Introduced November 25, 2025 by Pablo José Hernández · Last progress November 25, 2025
The bill trades stronger, evidence‑based, municipality‑level data and GAO recommendations to improve prevention, services, and accountability for gender‑based violence in Puerto Rico against real risks of survivor privacy harm, added fiscal and administrative costs, potential delays, and political resistance.
Survivors and at‑risk populations in Puerto Rico (women, LGBTQIA+, people with disabilities, low‑income individuals) will gain better‑targeted prevention, support, and culturally informed programs because a coordinated, data‑driven GAO study will identify prevalence, drivers, and service gaps.
Local nonprofits, shelters, and government agencies will receive evidence‑based recommendations and improved data to guide funding, coordination, and disaster resilience, helping them allocate resources and strengthen services.
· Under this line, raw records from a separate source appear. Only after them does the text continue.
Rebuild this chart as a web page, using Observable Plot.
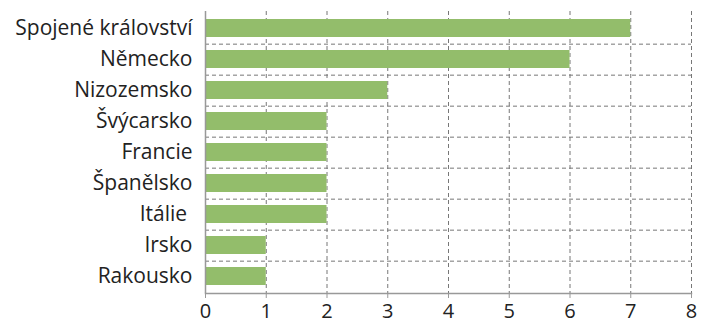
<!DOCTYPE html>
<html><head><meta charset="utf-8">
<script src="https://cdn.jsdelivr.net/npm/d3@7"></script>
<script src="https://cdn.jsdelivr.net/npm/@observablehq/plot@0.6"></script>
<style>body{margin:0;background:#fff}</style>
</head><body><div id="chart"></div>
<script>
const countries = ["Spojené království","Německo","Nizozemsko","Švýcarsko","Francie","Španělsko","Itálie\u00a0","Irsko","Rakousko"];
const values = [7,6,3,2,2,2,2,1,1];
const xTicks = [0,1,2,3,4,5,6,7,8];
const data = countries.map((c,i)=>({country:c, value:values[i]}));

const W=707,H=322,mt=11,mb=29,ml=205,mr=16;
const step=(H-mt-mb)/countries.length;
const chart = Plot.plot({
  width:W,height:H,marginTop:mt,marginBottom:mb,marginLeft:ml,marginRight:mr,
  style:{fontFamily:"'Open Sans', sans-serif",fontSize:"20px",color:"#222",background:"#fff"},
  x:{domain:[0,8],ticks:xTicks,label:null},
  y:{domain:countries,paddingInner:0.42,paddingOuter:0.21,label:null},
  marks:[
    Plot.ruleX(xTicks,{x:d=>d,stroke:"#777",strokeDasharray:"4,3",strokeWidth:1}),
    Plot.ruleY(countries.slice(0,-1),{y:d=>d,dy:step/2,stroke:"#777",strokeDasharray:"4,3",strokeWidth:1}),
    Plot.barX(data,{y:"country",x:"value",fill:"#93bd6b"}),
    Plot.ruleX([0],{stroke:"#999",strokeWidth:1.5}),
    Plot.frame({anchor:"bottom",stroke:"#999",strokeWidth:1.5}),
    Plot.axisX({ticks:xTicks,tickSize:5,tickPadding:5,stroke:"#999",fontSize:20,fill:"#222"}),
    Plot.axisY({tickSize:0,tickPadding:13,fontSize:21,fill:"#222"})
  ]
});
document.getElementById("chart").appendChild(chart);
</script></body></html>
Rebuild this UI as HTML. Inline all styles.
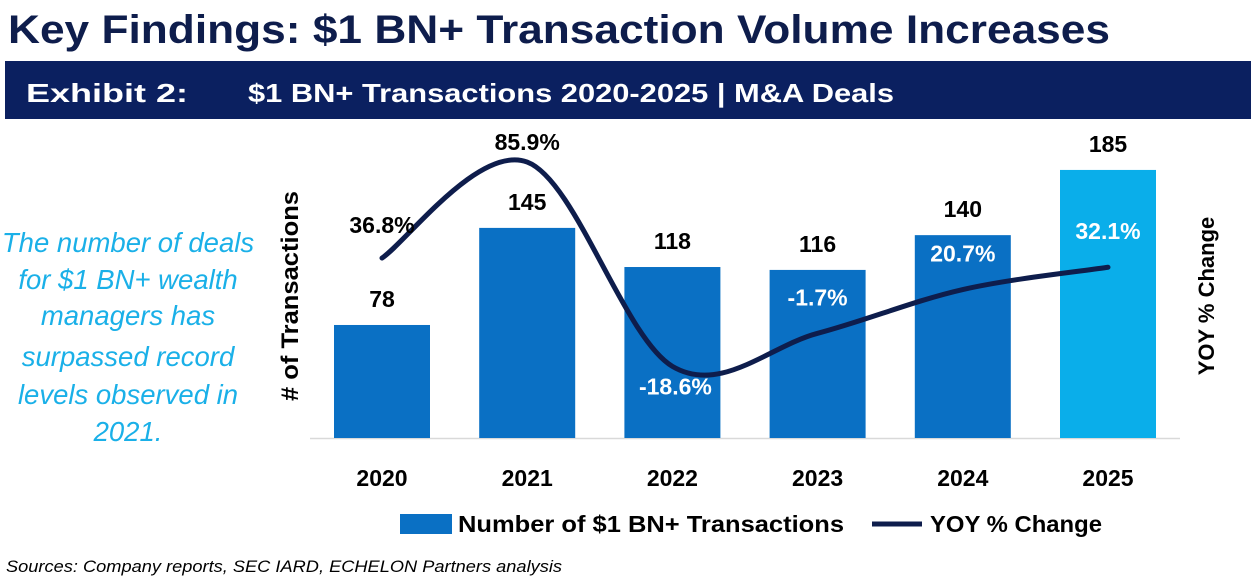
<!DOCTYPE html>
<html><head><meta charset="utf-8"><style>
body{margin:0;background:#fff;}
svg{display:block;font-family:"Liberation Sans",sans-serif;}
</style></head><body>
<svg id="chart" width="1256" height="584">
<text x="8" y="43" font-size="40" font-weight="bold" fill="#0e1d4c" textLength="1102" lengthAdjust="spacingAndGlyphs">Key Findings: $1 BN+ Transaction Volume Increases</text>
<rect x="5" y="61" width="1246" height="58" fill="#0b2060"/>
<text x="26" y="102" font-size="26" font-weight="bold" fill="#fff" textLength="162" lengthAdjust="spacingAndGlyphs">Exhibit 2:</text>
<text x="248" y="102" font-size="26" font-weight="bold" fill="#fff" textLength="646" lengthAdjust="spacingAndGlyphs">$1 BN+ Transactions 2020-2025 | M&amp;A Deals</text>
<g font-size="27.5" font-style="italic" fill="#1ab0e8" text-anchor="middle">
<text x="128" y="252">The number of deals</text>
<text x="128" y="289">for $1 BN+ wealth</text>
<text x="128" y="325">managers has</text>
<text x="128" y="366">surpassed record</text>
<text x="128" y="404">levels observed in</text>
<text x="128" y="441">2021.</text>
</g>
<text transform="translate(298,296) rotate(-90)" text-anchor="middle" font-size="24" font-weight="bold" fill="#000" textLength="210" lengthAdjust="spacingAndGlyphs"># of Transactions</text>
<text transform="translate(1214,296) rotate(-90)" text-anchor="middle" font-size="22" font-weight="bold" fill="#000">YOY % Change</text>
<line x1="310" y1="438.5" x2="1180" y2="438.5" stroke="#d9d9d9" stroke-width="1.5"/>
<g id="bars"></g><g id="line"></g><g id="labels"></g>
<g>
<rect x="400" y="514" width="52" height="20" fill="#0a70c4"/>
<text x="458" y="532" font-size="23" font-weight="bold" fill="#000" textLength="386" lengthAdjust="spacingAndGlyphs">Number of $1 BN+ Transactions</text>
<line x1="872" y1="524" x2="922" y2="524" stroke="#0e1d4c" stroke-width="5"/>
<text x="930" y="532" font-size="23" font-weight="bold" fill="#000" textLength="172" lengthAdjust="spacingAndGlyphs">YOY % Change</text>
</g>
<text x="6" y="572" font-size="17" font-style="italic" fill="#000" textLength="556" lengthAdjust="spacingAndGlyphs">Sources: Company reports, SEC IARD, ECHELON Partners analysis</text>
</svg>
<script>
const years=["2020","2021","2022","2023","2024","2025"];
const counts=[78,145,118,116,140,185];
const yoy=[36.8,85.9,-18.6,-1.7,20.7,32.1];
const yoyLabels=["36.8%","85.9%","-18.6%","-1.7%","20.7%","32.1%"];
const NS="http://www.w3.org/2000/svg";
function xC(i){return 382+i*145.2;}
function yB(v){return 438-v*1.449;}
function yL(v){return 330-v*1.955;}
function mk(t,a,p){const e=document.createElementNS(NS,t);for(const k in a)e.setAttribute(k,a[k]);p.appendChild(e);return e;}
const bars=document.getElementById('bars'),line=document.getElementById('line'),labels=document.getElementById('labels');
counts.forEach((v,i)=>{
 const r=mk('rect',{x:xC(i)-48,y:yB(v),width:96,height:438-yB(v),fill:i===5?'#0aaeea':'#0a70c4'},bars);
 
 
 const t=mk('text',{x:xC(i),y:yB(v)-18,'text-anchor':'middle','font-size':23,'font-weight':'bold',fill:'#000'},labels);
 t.textContent=v;
 
 
 const xl=mk('text',{x:xC(i),y:486,'text-anchor':'middle','font-size':23,'font-weight':'bold',fill:'#000'},labels);
 xl.textContent=years[i];
 
 
});
const pts=yoy.map((v,i)=>[xC(i),yL(v)]);
let d='M'+pts[0][0]+','+pts[0][1];
for(let i=0;i<pts.length-1;i++){
 const p0=pts[Math.max(i-1,0)],p1=pts[i],p2=pts[i+1],p3=pts[Math.min(i+2,pts.length-1)];
 const c1=[p1[0]+(p2[0]-p0[0])/6,p1[1]+(p2[1]-p0[1])/6],c2=[p2[0]-(p3[0]-p1[0])/6,p2[1]-(p3[1]-p1[1])/6];
 d+=' C'+c1+' '+c2+' '+p2;
}
const path=mk('path',{d:d,fill:'none',stroke:'#0e1d4c','stroke-width':5,'stroke-linecap':'round'},line);


yoy.forEach((v,i)=>{
 let y,fill='#fff';
 if(i===0){y=yL(v)-25;fill='#000';}
 else if(i===1){y=yL(v)-12;fill='#000';}
 else if(v<0&&i===2){y=yL(v)+28;}
 else{y=yL(v)-28;}
 const t=mk('text',{x:xC(i)+(i===2?3:0),y:y,'text-anchor':'middle','font-size':23,'font-weight':'bold',fill:fill},labels);
 t.textContent=yoyLabels[i];
 
 
});
</script>
</body></html>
The public, advocates, and oversight bodies will benefit from greater transparency—improved public access to femicide and judicial outcome data will enable accountability and public oversight of responses to gender‑based violence.
Survivors and vulnerable individuals (women, LGBTQIA+, people with disabilities) face significant privacy risks because collecting and publishing detailed or disaggregated gender‑based violence data could lead to reidentification or deter reporting if not carefully anonymized and protected.
Taxpayers and Puerto Rico governments could incur substantial costs because conducting the comprehensive study, building integrated data systems, and implementing GAO recommendations will require federal and local funding or reallocation of existing program funds.
Local nonprofits and government agencies in Puerto Rico will face added administrative burdens—standardized data collection, integration, and compliance will require staff time, training, and resources.
Based on analysis of 4 sections of legislative text.
Mandates a GAO study of gender-based violence in Puerto Rico with community engagement and bilingual interim (270 days) and final (540 days) reports including municipality-level data and recommendations.
Requires the Government Accountability Office (Comptroller General) to carry out a comprehensive, culturally informed study of gender-based violence in Puerto Rico, including prevalence, causes, institutional responses, data systems, and the impacts of disasters and economic crises. It mandates active engagement with local organizations and survivor groups and requires publication of an interim report within 270 days and a final bilingual report within 540 days containing municipality-level data and evidence-based recommendations. The study must analyze law enforcement, courts, health and social services, shelters, mental health and substance-use treatment, and the role of grassroots organizations; evaluate public data and reporting systems; and recommend options for a unified, publicly accessible data system and policy, funding, and oversight reforms. The legislation orders the GAO study but does not itself appropriate new funding or create new programs.